本文第一章先簡介在各種物理系統裡面，孤子的基本數學模型及其由來。第二章中我們再來看看軟核玻色子在超流體中的孤子解，並得到在臨界速度時並不存在孤子解的結果。第三章我們要探討近兩三年來的研究成果，硬核玻色子在光學超晶格裡的孤子解，並且引入自旋相干態表象來研究此一問題，最後得出一個不直觀的結果，在臨界速度上還有亮孤子可穩定輸送訊息。第四章中，我們加入了另一類的費米子，並讓其費米子的自旋狀態與玻色氣體產生耦合，我們將探討以此類新穎的方法用在兩類氣體的耦合，能夠得到的結果為何，並點出此方法的局限性以及未來待解決的問題，我們還在裡面點出離散化的哈密頓量只要具有直接交換交互作用項，則可在凝聚態相變點附近存在孤子解，此為輸送問題最重要的關鍵點—存在可穩定輸送訊息的解。

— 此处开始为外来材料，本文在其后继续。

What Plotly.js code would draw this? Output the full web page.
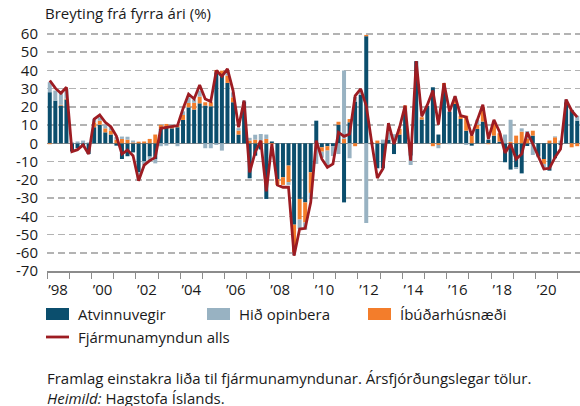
<!DOCTYPE html>
<html><head><meta charset="utf-8">
<script src="https://cdn.plot.ly/plotly-3.0.1.min.js"></script>
<style>html,body{margin:0;padding:0;background:#fff}#chart{width:580px;height:406px}</style>
</head><body><div id="chart"></div>
<script>
const startYear = 1998;
const nQuarters = 96;
const atvinnuvegir = [28,23.4,20.7,24,-4.5,-2.7,-1.3,-5.9,8.8,10.2,6,4.8,-1.3,-8.6,-7.1,-5,
  -15.9,-10,-7.3,-8.6,7.9,9.1,8.2,8.8,12.8,19.7,18.5,21.9,20.7,20.3,38.9,37.1,
  33.1,22.5,4.8,22.9,-19.2,-6.8,-3.4,-30.5,1,-19.6,-18.6,-12.2,-44.6,-30.5,-32.4,-15.9,
  12.4,-2.2,-1.6,-1.5,10.2,-32.4,11.5,22.9,26.5,58.7,-0.5,-13.7,-13.7,2,-5.9,4.8,
  18,-6.8,45,13,20.5,30.7,4.8,31,17.4,21.6,13.3,6.9,-1.3,7.9,11.9,1.8,
  4.2,0.9,-10.4,-14.4,-13.2,-16.5,-1.5,4.2,-7.3,-8.6,-15,-8.2,-1,22.5,18.3,12.4];
const hidOpinbera = [5.5,5.5,6.5,5.5,0.5,1,1.5,0.5,1.8,1.8,1.8,2,1.5,1.3,1.6,1,
  -3.6,-2.2,-2.7,-2.4,-1.6,-1.3,0,-1.6,2,3.1,1.8,3.3,-2.7,-2.7,-0.9,-4,
  2.7,2.7,1.3,0.5,1.5,2.7,3.6,2.4,0,0,0,-1.5,-1.5,-5.1,-4,-3.3,
  -11.3,-3.3,-7.9,-5.5,-5.9,37.5,-8.2,2.5,2.5,-43.7,0,0,2,4,5,0,
  0,-5.1,0,0,0,0,-1.8,0,-0.5,0.8,0,-0.9,0,2.9,0,0.5,
  1.5,0,4.8,12,-0.9,1.8,4,-6.4,-0.4,-1.8,0,0.5,1.5,1.5,0,2.7];
const ibudarhusnaedi = [-0.5,0,0.4,0.5,0,0,0,0,2.7,2.2,2.2,2.2,2,2.4,2,0.5,
  0.9,1,2.4,4.8,2.2,1.5,1.2,0.8,2.7,2.4,3.7,3.7,1.8,2.2,1.3,2.7,
  4,2.7,2.2,0,1.5,2,1.5,2.4,-0.5,-3.3,-4.2,-9.1,-15.2,-11.3,-11,-11.3,
  0,-2.4,-2.4,0,1.6,2.4,1.8,-1.6,0,0.7,0.5,1.5,0,0,0,3.1,
  2.7,0,0,1.3,0,-1.6,-0.9,2,0,3.3,1.8,8.2,4.2,2.2,7.9,-0.5,
  6.5,4.6,0,0.9,4.2,6.4,2.7,2.7,0,-2.7,1.5,3.3,0,0,-2.2,-1.6];
const fjarmunamyndunAlls = [34.4,30.2,27.4,30.7,-4.6,-3.5,-0.9,-5.9,13.3,15.5,11.5,9.1,4,-5.9,-3.7,-6.8,
  -20.5,-12,-9.5,-7.7,8.2,8.8,9.1,9.7,19,27,24.3,32,24.3,22.9,39.9,36.7,
  40.8,29,8.8,23.4,-15.9,-4.9,1.5,-26.3,-0.4,-22.9,-24.1,-24.1,-61.6,-47,-46.6,-32.4,
  1.5,-8.6,-13.2,-11.3,6,3.8,5.1,26,29.8,20.7,0,-19,-14,11,-0.4,8.8,
  20.7,-9.5,45,14.8,21,28.9,10.2,33,17.4,25.8,15.2,14.3,4.2,13.3,21.2,2.4,
  12.8,6.4,-5.3,-0.4,-8.6,-5.9,6,-0.4,-7.7,-14.1,-13.7,-7.7,-3.1,24,17.9,14.3];
const yearLabels = ["’98","’00","’02","’04","’06","’08","’10","’12","’14","’16","’18","’20"];
const yTickVals = [60,50,40,30,20,10,0,-10,-20,-30,-40,-50,-60,-70];
const yTickText = ["60","50","40","30","20","10","0","-10","-20","-30","-40","-50","-60","-70"];
const names = {a:"Atvinnuvegir", h:"Hið opinbera", i:"Íbúðarhúsnæði", t:"Fjármunamyndun alls"};
const colors = {a:"#0b4e6d", h:"#98b2c2", i:"#f37d2b", t:"#9d1c22"};

// quarter positions (decimal year, quarter centre)
const xq = [];
for (let k = 0; k < nQuarters; k++) xq.push(startYear + Math.floor(k/4) + (k%4)/4 + 0.125);
const labelPos = yearLabels.map((s, k) => startYear + 2*k + 0.5);

const FONT = "Open Sans, Noto Sans, sans-serif";
const FS = 15;
const TXT = "#1a1a1a";
const W = 580, H = 406, L = 47, R = 0, T = 32, B = 135;
const pw = W - L - R, ph = H - T - B;
const px = p => (p - L) / pw;
const py = p => (H - B - p) / ph;

const barCommon = {type:"bar", x:xq, showlegend:false, hoverinfo:"x+y+name"};
const traces = [
  Object.assign({}, barCommon, {name:names.a, y:atvinnuvegir, marker:{color:colors.a}}),
  Object.assign({}, barCommon, {name:names.i, y:ibudarhusnaedi, marker:{color:colors.i}}),
  Object.assign({}, barCommon, {name:names.h, y:hidOpinbera, marker:{color:colors.h}}),
  {type:"scatter", mode:"lines", name:names.t, x:xq, y:fjarmunamyndunAlls, showlegend:false,
   line:{color:colors.t, width:2.8}}
];

// manual legend
const shapes = [];
const annotations = [];
function swatch(x0, name, color) {
  shapes.push({type:"rect", xref:"paper", yref:"paper", x0:px(x0), x1:px(x0+23), y0:py(320), y1:py(308),
    fillcolor:color, line:{width:0}});
  annotations.push({xref:"paper", yref:"paper", x:px(x0+30), y:py(314), xanchor:"left", yanchor:"middle",
    text:name, showarrow:false, font:{family:FONT, size:FS, color:TXT}});
}
swatch(46, names.a, colors.a);
swatch(207, names.h, colors.h);
swatch(368, names.i, colors.i);
shapes.push({type:"line", xref:"paper", yref:"paper", x0:px(46), x1:px(69), y0:py(337), y1:py(337),
  line:{color:colors.t, width:2.8}});
annotations.push({xref:"paper", yref:"paper", x:px(76), y:py(337), xanchor:"left", yanchor:"middle",
  text:names.t, showarrow:false, font:{family:FONT, size:FS, color:TXT}});
annotations.push({xref:"paper", yref:"paper", x:px(45), y:py(388), xanchor:"left", yanchor:"middle",
  align:"left",
  text:"Framlag einstakra liða til fjármunamyndunar. Ársfjórðungslegar tölur.<br><i>Heimild:</i> Hagstofa Íslands.",
  showarrow:false, font:{family:FONT, size:FS, color:TXT}});

const layout = {
  width:W, height:H, margin:{l:L, r:R, t:T, b:B},
  paper_bgcolor:"#fff", plot_bgcolor:"#fff",
  font:{family:FONT, size:FS, color:TXT},
  title:{text:"Breyting frá fyrra ári (%)", xref:"container", yref:"container",
    x:45/W, xanchor:"left", y:1-14/H, yanchor:"middle", font:{family:FONT, size:FS, color:TXT}},
  barmode:"relative", bargap:0.28,
  xaxis:{range:[startYear, startYear+24], tickmode:"array", tickvals:labelPos, ticktext:yearLabels,
    ticks:"outside", ticklen:4, tickcolor:"rgba(0,0,0,0)", showgrid:false, zeroline:false,
    showline:true, linecolor:"#8c8c8c", linewidth:1.5,
    tickfont:{family:FONT, size:FS, color:TXT},
    minor:{tickmode:"linear", tick0:startYear, dtick:1, ticks:"outside", ticklen:6, tickwidth:1, tickcolor:"#8c8c8c", showgrid:false}},
  yaxis:{range:[-70, 61], tickmode:"array", tickvals:yTickVals, ticktext:yTickText,
    ticks:"outside", ticklen:5, tickcolor:"rgba(0,0,0,0)", showline:false,
    showgrid:true, gridcolor:"#b3b3b3", gridwidth:1.5, griddash:"7px,4px",
    zeroline:true, zerolinecolor:"#8c8c8c", zerolinewidth:1.5,
    tickfont:{family:FONT, size:FS, color:TXT}},
  shapes:shapes, annotations:annotations
};
Plotly.newPlot("chart", traces, layout, {displayModeBar:false, staticPlot:true});
</script></body></html>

It’s universally acknowledged that the Helium 4 superfluid has soliton solutions. In recent researches, we can also observe the dynamic evolutions of ultracold atoms in an optical superlattice system. It seems to be predictable that there are also soliton solutions in the condition of soft-core bosons, but if the interaction among bosons is quite huge, it will become tricky to ascertain if hard-core bosons also have solutions of soliton. Our topic is to find out if there are soliton solutions that stably transport messages when hard-core bosons couple with other systems in an optical superlattice. It’s critical to engineering and science, because all the real-life systems are the couplings of hard-core bosons and other systems, and there are also demonstrations which figure out that hard-core models are more accurate than soft-core models.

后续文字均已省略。